Thursday, April 24, 2008

It's the little things that count

Low-information signaling is the use of minor cues to form impressions about political candidates. Joe Klein of Time dismisses these as “stupid things”, but he is dismissing the actual importance of this signaling. Low-information signaling is the actual information that leaks through to the public around the framing the candidate and his campaign create. His examples of stupid things are whether you know how to roll a bowling ball or wear an American flag pin. All of the references he uses are to perceptions of recent Democratic presidential candidates; Dukakis in a tankers helmet, John Kerry wind surfing and Bill Clinton eating junk food at McDonalds. I suspect we all get an image of the three of them when we read that and the only positive one is that Clinton is a regular guy.

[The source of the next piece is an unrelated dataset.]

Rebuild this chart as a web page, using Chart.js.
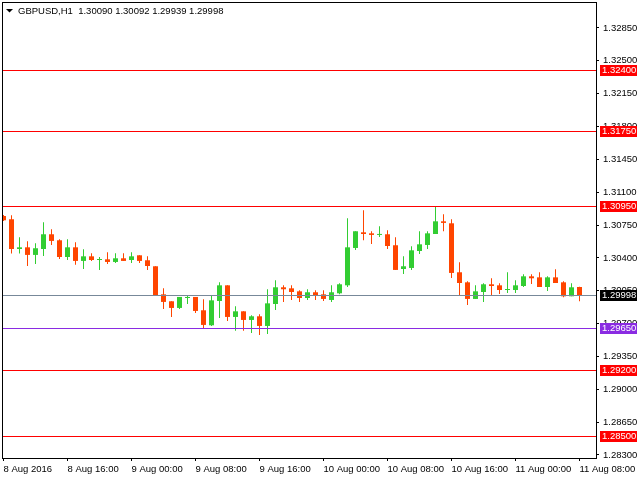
<!DOCTYPE html>
<html>
<head>
<meta charset="utf-8">
<script src="https://cdn.jsdelivr.net/npm/chart.js@4.4.0/dist/chart.umd.min.js"></script>
<style>
html, body { margin: 0; padding: 0; background: #fff; }
canvas { display: block; }
</style>
</head>
<body>
<canvas id="grafico" width="640" height="480"></canvas>
<script>
// Datos: velas H1 de GBPUSD
const simbolo = 'GBPUSD,H1';
const aperturas = [
    1.30847, 1.30812, 1.30495, 1.30513, 1.30432, 1.30495, 1.30652, 1.30588, 1.30410, 1.30513,
    1.30368, 1.30417, 1.30378, 1.30385, 1.30357, 1.30396, 1.30378, 1.30428, 1.30375, 1.30311,
    1.30012, 1.29938, 1.29867, 1.29973, 1.29984, 1.29842, 1.29682, 1.29941, 1.30108, 1.29771,
    1.29831, 1.29739, 1.29778, 1.29675, 1.29909, 1.30087, 1.30076, 1.30044, 1.29973, 1.30034,
    1.30012, 1.29952, 1.30023, 1.30108, 1.30506, 1.30673, 1.30662, 1.30645, 1.30652, 1.30535,
    1.30282, 1.30293, 1.30474, 1.30538, 1.30655, 1.30790, 1.30769, 1.30247, 1.30140, 1.29963,
    1.30037, 1.30119, 1.30108, 1.30058, 1.30058, 1.30101, 1.30204, 1.30193, 1.30090, 1.30193,
    1.30140, 1.29991, 1.30090
];
const maximos = [
    1.30858, 1.30854, 1.30620, 1.30577, 1.30556, 1.30780, 1.30705, 1.30598, 1.30598, 1.30566,
    1.30492, 1.30449, 1.30410, 1.30460, 1.30449, 1.30449, 1.30460, 1.30428, 1.30417, 1.30311,
    1.30076, 1.29938, 1.29984, 1.29995, 1.29984, 1.29959, 1.30002, 1.30140, 1.30108, 1.29884,
    1.29831, 1.29789, 1.29799, 1.30066, 1.30161, 1.30108, 1.30108, 1.30055, 1.30066, 1.30055,
    1.30055, 1.30108, 1.30130, 1.30822, 1.30684, 1.30907, 1.30684, 1.30737, 1.30694, 1.30620,
    1.30417, 1.30524, 1.30684, 1.30684, 1.30950, 1.30865, 1.30812, 1.30353, 1.30151, 1.30108,
    1.30130, 1.30183, 1.30130, 1.30247, 1.30161, 1.30225, 1.30225, 1.30247, 1.30204, 1.30279,
    1.30151, 1.30130, 1.30092
];
const minimos = [
    1.30794, 1.30446, 1.30446, 1.30314, 1.30336, 1.30421, 1.30538, 1.30389, 1.30378, 1.30328,
    1.30282, 1.30368, 1.30272, 1.30336, 1.30346, 1.30368, 1.30346, 1.30346, 1.30272, 1.29995,
    1.29856, 1.29771, 1.29856, 1.29909, 1.29813, 1.29654, 1.29675, 1.29760, 1.29728, 1.29625,
    1.29625, 1.29600, 1.29579, 1.29590, 1.29845, 1.29931, 1.29952, 1.29931, 1.29952, 1.29952,
    1.29941, 1.29931, 1.30012, 1.30090, 1.30485, 1.30588, 1.30549, 1.30623, 1.30495, 1.30272,
    1.30229, 1.30272, 1.30442, 1.30495, 1.30655, 1.30684, 1.30186, 1.30005, 1.29899, 1.29963,
    1.29931, 1.30005, 1.30016, 1.30027, 1.30027, 1.30090, 1.30122, 1.30090, 1.30048, 1.30133,
    1.29980, 1.29991, 1.29939
];
const cierres = [
    1.30801, 1.30495, 1.30513, 1.30432, 1.30503, 1.30652, 1.30581, 1.30410, 1.30513, 1.30368,
    1.30417, 1.30378, 1.30385, 1.30357, 1.30396, 1.30368, 1.30417, 1.30368, 1.30314, 1.30005,
    1.29931, 1.29867, 1.29984, 1.29984, 1.29835, 1.29686, 1.29948, 1.30108, 1.29771, 1.29831,
    1.29739, 1.29778, 1.29675, 1.29916, 1.30087, 1.30066, 1.30037, 1.29973, 1.30034, 1.29995,
    1.29963, 1.30034, 1.30119, 1.30513, 1.30684, 1.30655, 1.30645, 1.30655, 1.30527, 1.30272,
    1.30311, 1.30481, 1.30545, 1.30662, 1.30790, 1.30773, 1.30240, 1.30133, 1.29963, 1.30044,
    1.30119, 1.30101, 1.30058, 1.30069, 1.30108, 1.30204, 1.30183, 1.30090, 1.30193, 1.30133,
    1.29991, 1.30087, 1.29998
];

// Etiquetas del eje de tiempo (cada 8 velas)
const indicesTiempo = [0, 8, 16, 24, 32, 40, 48, 56, 64, 72];
const etiquetasTiempo = ['8 Aug 2016', '8 Aug 16:00', '9 Aug 00:00', '9 Aug 08:00', '9 Aug 16:00',
    '10 Aug 00:00', '10 Aug 08:00', '10 Aug 16:00', '11 Aug 00:00', '11 Aug 08:00'];

// Marcas del eje de precios
const preciosEje = [1.32850, 1.32500, 1.32150, 1.31800, 1.31450, 1.31100, 1.30750,
    1.30400, 1.30050, 1.29700, 1.29350, 1.29000, 1.28650, 1.28300];

// Niveles horizontales
const nivelesRojos = [1.32400, 1.31750, 1.30950, 1.29200, 1.28500];
const nivelesVioleta = [1.29650];

// Estilos
const VERDE = '#32CD32';
const NARANJA = '#FF4500';
const ROJO = '#FF0000';
const VIOLETA = '#8A2BE2';
const GRIS_BID = '#778899';
const TAM_FUENTE = 9.5;
const FUENTE = TAM_FUENTE + 'px "Liberation Sans", Arial, sans-serif';

const colores = aperturas.map((o, i) => cierres[i] >= o ? VERDE : NARANJA);
const mechas = aperturas.map((o, i) => ({ x: i, y: [minimos[i], maximos[i]] }));
const cuerpos = aperturas.map((o, i) => ({ x: i, y: [o, cierres[i]] }));

const ultimo = aperturas.length - 1;
const precioBid = cierres[ultimo];

// Plugin estilo MetaTrader: lineas, etiquetas y cabecera
const pluginMT4 = {
    id: 'mt4',
    afterDatasetsDraw(chart) {
        const { ctx, chartArea: a, scales: { y } } = chart;
        ctx.save();
        ctx.lineWidth = 1;
        function linea(p, color) {
            const py = Math.floor(y.getPixelForValue(p)) + 0.5;
            ctx.strokeStyle = color;
            ctx.beginPath();
            ctx.moveTo(a.left, py);
            ctx.lineTo(a.right, py);
            ctx.stroke();
        }
        nivelesRojos.forEach(p => linea(p, ROJO));
        nivelesVioleta.forEach(p => linea(p, VIOLETA));
        linea(precioBid, GRIS_BID);
        ctx.restore();
    },
    afterDraw(chart) {
        const { ctx, chartArea: a, scales: { y } } = chart;
        ctx.save();
        // marco
        ctx.strokeStyle = '#000';
        ctx.lineWidth = 1;
        ctx.strokeRect(a.left + 0.5, a.top + 0.5, a.right - a.left, a.bottom - a.top);

        // etiquetas de nivel en el eje
        ctx.font = FUENTE;
        ctx.textAlign = 'left';
        ctx.textBaseline = 'middle';
        function caja(p, fondo) {
            const py = Math.floor(y.getPixelForValue(p));
            ctx.fillStyle = fondo;
            ctx.fillRect(a.right + 4, py - 5, 37, 11);
            ctx.fillStyle = '#fff';
            ctx.fillText(p.toFixed(5), a.right + 6, py + 0.5);
        }
        nivelesRojos.forEach(p => caja(p, ROJO));
        nivelesVioleta.forEach(p => caja(p, VIOLETA));
        caja(precioBid, '#000');

        // cabecera
        ctx.fillStyle = '#000';
        ctx.beginPath();
        ctx.moveTo(6, 9);
        ctx.lineTo(13, 9);
        ctx.lineTo(9.5, 12.5);
        ctx.closePath();
        ctx.fill();
        const cab = simbolo + '  ' + [aperturas[ultimo], maximos[ultimo], minimos[ultimo], cierres[ultimo]]
            .map(v => v.toFixed(5)).join(' ');
        ctx.fillText(cab, 18, 11);
        ctx.restore();
    }
};

Chart.defaults.color = '#000';
Chart.defaults.font.family = '"Liberation Sans", Arial, sans-serif';
Chart.defaults.font.size = TAM_FUENTE;

new Chart(document.getElementById('grafico').getContext('2d'), {
    type: 'bar',
    data: {
        datasets: [
            {
                label: 'Mechas',
                data: mechas,
                backgroundColor: colores,
                barThickness: 1,
                grouped: false,
                borderWidth: 0,
                inflateAmount: 0
            },
            {
                label: 'Cuerpos',
                data: cuerpos,
                backgroundColor: colores,
                barThickness: 5,
                minBarLength: 1,
                grouped: false,
                borderWidth: 0,
                inflateAmount: 0
            }
        ]
    },
    options: {
        responsive: false,
        devicePixelRatio: 1,
        animation: false,
        events: [],
        layout: { padding: { left: 2, top: 2, right: 0, bottom: 0 } },
        plugins: {
            legend: { display: false },
            tooltip: { enabled: false }
        },
        scales: {
            x: {
                type: 'linear',
                offset: false,
                min: -0.1875,
                max: 74.0625,
                afterBuildTicks: s => { s.ticks = indicesTiempo.map(v => ({ value: v })); },
                afterFit: s => { s.height = 22; s.paddingLeft = 0; s.paddingRight = 0; },
                ticks: {
                    callback: (v, i) => etiquetasTiempo[i],
                    align: 'start',
                    maxRotation: 0,
                    autoSkip: false,
                    padding: 3
                },
                grid: { offset: false, drawOnChartArea: false, tickLength: 3, color: '#000' },
                border: { color: '#000' }
            },
            y: {
                type: 'linear',
                position: 'right',
                beginAtZero: false,
                min: 1.28268,
                max: 1.33127,
                afterBuildTicks: s => { s.ticks = preciosEje.map(v => ({ value: v })); },
                afterFit: s => { s.width = 44; s.paddingTop = 0; s.paddingBottom = 0; },
                ticks: {
                    callback: v => Number(v).toFixed(5),
                    autoSkip: false,
                    padding: 4
                },
                grid: { drawOnChartArea: false, tickLength: 3, color: '#000' },
                border: { color: '#000' }
            }
        }
    },
    plugins: [pluginMT4]
});
</script>
</body>
</html>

Journalists like to dismiss this type of evaluation as unimportant because it is not issue oriented. Samuel Popkin, a political scientist, in “The Reasoning Voter”, implies that low-information signaling is an important part of a broader definition of issues. Voters look to this information to determine if the candidate is someone they like. The elites like to dismiss the importance of the average voter looking at a candidate and making a mental note of whether this is a person they would like to sit down and have a beer with. In the three examples above it seems the answer is two no's and a yes. It would be embarrassing to be seen with Dukakis, Kerry is just not average enough to relate too and Clinton would be fun to drink beer with.

The low-information signaling is used to square the candidate’s public persona with what seems to be his/her real personality. This is why Senator Obama is having a difficult time shaking the Rev. Wright controversy and his comment about the bitter small town folk. These two things do not square at all with what he says from the campaign hustings, but when aligned with other low-information signals they have a ring of truth that someone is trying to obscure.

This is not something that any of us is immune to. It is likely (about a 75% probability) that the party affiliation will determine our eventual vote, but in the primary these signals come into play. How else can Senator Clinton’s loss of the nomination be explained? She is, based on resume, the better candidate, but almost no one sees her personality as aligned with her official persona. This is what has hurt her. The “sniper fire in Bosnia” comments openly exposed what had been low-information signaling. People just do not trust her.